If the writer emphasized this power relationship the “addiction” use would be compelling. As it stands I have to create that for myself with very little evidence to support it in the reading. Either get rid of it or make that situation more clear. Reducing the title character into a baseless hunger driven mammal strips this work of any meaningful content. People may work like that but in this situation, in my reading, it feels dishonest and pointless.
“WELCOME TO ‘CROSSFIRE PROSE/POETRY’, HI I’M BILLY COLLINS, YOUR HOST FOR TODAY.”
Sorry, i haven’t seen this much passion in a while over a piece. I can see both sides. Sex is the major form of entertainment and escape among poor people (cause it’s inexpensive) so I’d say they both major characters want it just in different ways . The father is immature and is addicted to more ‘bad stuff’ than just the pills. The mother is addicted to him, he is her pill, so there’s some double play going on here. Nice work in portraying (and i would hope not celebrating) ghetto America.
That being said, I have to say ‘beauty is in the eyes of the beholder’ not the begrudger. While I can appreciate the artistic effort here (even without conventional punctuating etc.) and applaud it as an intense ‘slice of life’/perspective, I begrudge it because i believe it’s cliche’-ridden. I have to agree with Misener somewhat on various points. The whole ‘Gansta rap, boys in the hood, down and out in the urban ghetto’ has just been done to death. It’s everywhere…in music, on t.v., movies, sports, fashion, to the point where it’s the ‘cool thing’ to talk gangsta and pop a cap in someone’s ass just to watch is ho-ass bitch-ass die in Compton. That’s just my own opinion…i’m sure some may think the same of my stuff…that’s ok. But I’ve worked in a prison before and seen many ‘baby daddys’ visit 2-3 kids on weekends and see it in their eyes as they wonder what got them there and why they were so stupid. The author’s intent is most likely a ‘wake-up call’ for these people, good. But in the meantime, I can do without the ‘Grand Theft Auto Internetville’.
The piece obviously stimulated interest…different strokes for different folks…and different viewpoints. Good job all!
I’ve held my peace long enough… With all respect to contributors, guests, and the editor, I have to express some disappointment. Some of the subtly elitist/racist/sexist comments usually make me laugh to keep from crying. But these induce eye rolling.
It’s definitely not the greatest thing since Toni Morrison’s “The Bluest Eye”, but “Baby Daddy” has its heartfelt moments of reality (i.e., “I start the water and start for my room trying to hold back the tears… he makes me so angry sometimes…but mostly it makes me sad that he’s left…”), that I don’t care who wrote it or why. I dislike reality TV and clichés, but this is neither upon first reading and rereading.

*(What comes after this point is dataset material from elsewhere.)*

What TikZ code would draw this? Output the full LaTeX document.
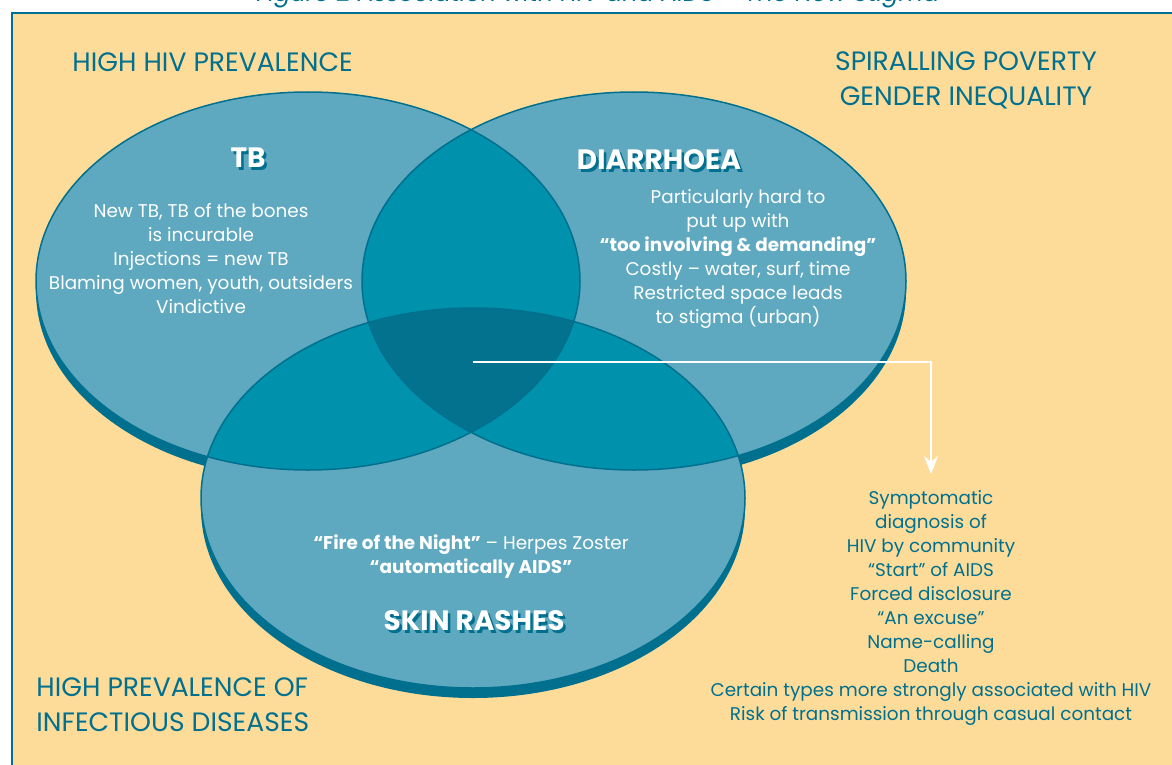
\documentclass[tikz,border=0pt]{standalone}
\usepackage{fontspec}
\setmainfont{Poppins}
\usetikzlibrary{arrows.meta,positioning}
\definecolor{sand}{RGB}{253,220,154}
\definecolor{ovallight}{RGB}{94,169,192}
\definecolor{ovalmid}{RGB}{0,145,173}
\definecolor{ovaldark}{RGB}{2,114,143}
\definecolor{inkteal}{RGB}{0,112,142}

\begin{document}
\begin{tikzpicture}[x=0.5pt, y=-0.5pt,
  rim/.style={draw=inkteal, line width=0.75pt},
  body/.style={text=white, align=center, inner sep=0pt, font=\fontsize{9.2}{12}\selectfont},
  head/.style={inner sep=0pt, font=\bfseries\fontsize{14}{16}\selectfont},
  zone/.style={text=inkteal, inner sep=0pt, font=\fontsize{13.3}{17.5}\selectfont},
  link/.style={draw=white, line width=1pt, -{Stealth[length=9pt,width=7pt]}}
]
\useasboundingbox (0,0) rectangle (1172,765);
\clip (0,0) rectangle (1172,765);

% panel
\fill[sand] (12,13) rectangle (1172,765);
\draw[inkteal, line width=0.6pt] (12,765) -- (12,13) -- (1172,13);
\node[text=inkteal, anchor=base, inner sep=0pt, font=\itshape\fontsize{12}{14}\selectfont]
  (title) at (598,2) {Figure 2 Association with HIV and AIDS -- The New Stigma};

% three ovals: shadow, fill, overlaps, outline
\foreach \cx/\cy/\ry in {308/281/189, 634/281/189, 473/498/190}
  \fill[inkteal] (\cx,\cy+10) ellipse [x radius=272, y radius=\ry];
\foreach \cx/\cy/\ry in {308/281/189, 634/281/189, 473/498/190}
  \fill[ovallight] (\cx,\cy) ellipse [x radius=272, y radius=\ry];
\foreach \ax/\ay/\ar/\bx/\by/\br in {308/281/189/634/281/189, 308/281/189/473/498/190, 634/281/189/473/498/190}{
  \begin{scope}
    \clip (\ax,\ay) ellipse [x radius=272, y radius=\ar];
    \fill[ovalmid] (\bx,\by) ellipse [x radius=272, y radius=\br];
  \end{scope}
}
\begin{scope}
  \clip (308,281) ellipse [x radius=272, y radius=189];
  \clip (634,281) ellipse [x radius=272, y radius=189];
  \fill[ovaldark] (473,498) ellipse [x radius=272, y radius=190];
\end{scope}
\foreach \cx/\cy/\ry in {308/281/189, 634/281/189, 473/498/190}
  \draw[rim] (\cx,\cy) ellipse [x radius=272, y radius=\ry];

% headings with drop shadow
\foreach \nm/\x/\y/\t in {tb/248/158/TB, diar/659/160/DIARRHOEA, skin/474/621/SKIN RASHES}{
  \node[head, text=inkteal] at (\x+2.5,\y+2.5) {\t};
  \node[head, text=white] (hd-\nm) at (\x,\y) {\t};
}

% oval texts
\node[body] (tb-txt) at (201,259) {New TB, TB of the bones\\is incurable\\Injections = new TB\\Blaming women, youth, outsiders\\Vindictive};
\node[body] (diar-txt) at (738,259) {Particularly hard to\\put up with\\\textbf{``too involving \& demanding''}\\Costly -- water, surf, time\\Restricted space leads\\to stigma (urban)};
\node[body] (skin-txt) at (471,557) {\textbf{``Fire of the Night''} -- Herpes Zoster\\\textbf{``automatically AIDS''}};

% context labels
\node[zone, anchor=west] (hiv) at (72,62) {HIGH HIV PREVALENCE};
\node[zone, align=center] (pov) at (966,80) {SPIRALLING POVERTY\\GENDER INEQUALITY};
\node[zone, anchor=west, align=left] (inf) at (36,705) {HIGH PREVALENCE OF\\INFECTIOUS DISEASES};

% what the overlap means
\node[body, text=inkteal] (signs) at (931,608) {Symptomatic\\diagnosis of\\HIV by community\\``Start'' of AIDS\\Forced disclosure\\``An excuse''\\Name-calling\\Death\\Certain types more strongly associated with HIV\\Risk of transmission through casual contact};
\coordinate (core) at (473,362);
\draw[link, shorten >=8pt] (core) -| (signs.north);
\end{tikzpicture}
\end{document}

I would have liked better mechanics (if not grammar) – with better transitions for emphasis of a character speaking, and the last two lines seemed… forced. And I can understand how some may take offense with the grammar or so-called “ghetto speak”, but like it or not, the dialogue between mother and daddy, mother and child has a compassionate realness that has nothing to do with “gangsta rap” or bad video games, or a woman being reduced to a mammal (we’re all mammals), or even something in “high schooler’s journal”.
I take offense with Wisdom Moon’s work immediately dismissed as being something unworthy of being posted on H&H, _and_ its author’s canonization in the literary observation of the “ghetto America” experience.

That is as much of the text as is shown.